On November 2, the Bureau of Labor Statistics (BLS) issued a report showing that in October, the unemployment rate rose slightly to 7.9%, but the economy added 171,000 jobs, including 184,000 in the private sector. In a special Fox & Friends segment, Varney responded to the positive report by asking Fox Business correspondent Peter Barnes to “look, please, at the real unemployment rate, I think it's technically known as U-6”:
But despite Fox's repeated claims that the U-6 is the “real unemployment rate,” it is not a substitute for the official unemployment rate.
A February 10 FactCheck.org post quoted BLS spokesman Gary Steinberg explaining that “the agency does not refer to U-6 as any kind of 'unemployment rate,' real or otherwise”:
Romney calls the U-6 number the “real unemployment rate,” but BLS spokesman Gary Steinberg said the agency does not refer to U-6 as any kind of “unemployment rate,” real or otherwise, because it includes people who are employed, albeit part-time. The U-3 figure is the “official unemployment rate,” Steinberg said, and has been calculated the same way for decades.

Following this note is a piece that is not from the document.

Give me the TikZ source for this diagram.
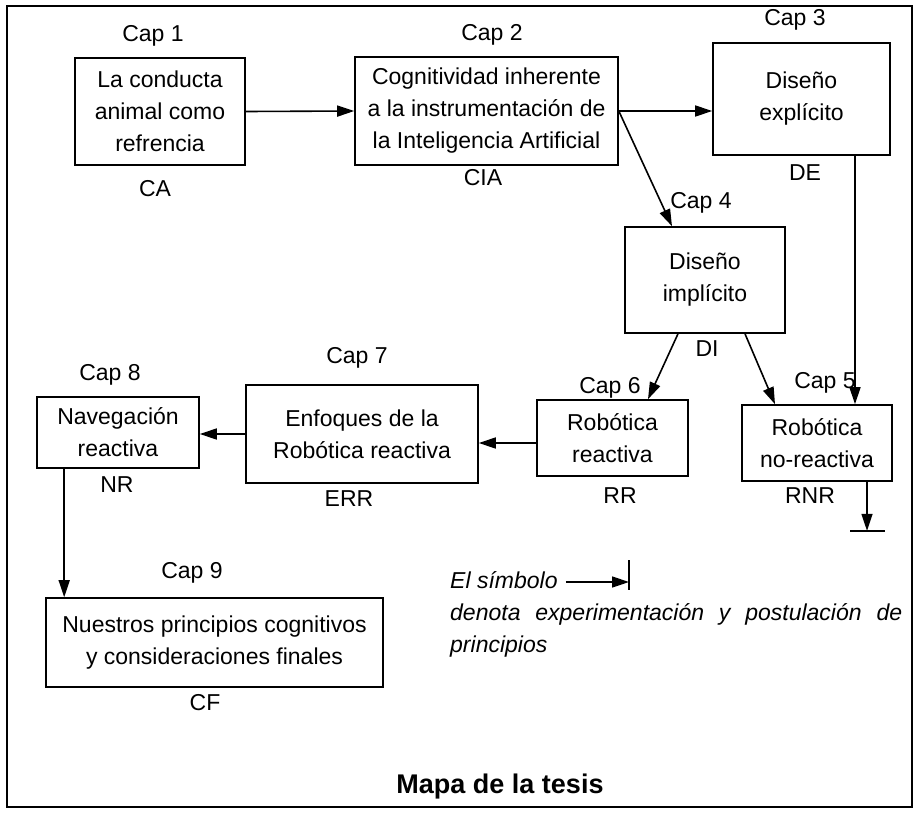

In a 2010 post for the conservative Heritage Foundation, research fellow Rea S. Hederman noted that the U-6 rate is often used for its “shock value” because the rate is consistently higher than the official unemployment rate:
The problem, however, is that this number is startlingly high only in relation to the levels of unemployment that the official unemployment rate -- the much more restrictive U-3 figure -- has accustomed us to seeing. The chief utility of the U-6 rate for anyone but labor economists, then, is often just its shock value.
For economists, these last two definitions of unemployment can help provide some insight into labor-market movements. In particular, the spread between U-5 and U-6 can show how quickly businesses are returning to normalcy after a recession, because it offers a way to gauge changes in the number of hours worked as well as in the number of workers hired. An increase in U-6, meanwhile, can provide evidence that employers are shifting more workers to part-time schedules in response to declining economic conditions. But beyond these limited assessments, the significance of the U-5 and U-6 numbers is far from clear -- and surely not as great as many commentators recklessly suggest.
Although Varney promoted the U-6 as the “real unemployment rate,” he failed to note that the rate decreased in the October report from 14.7% to 14.6%.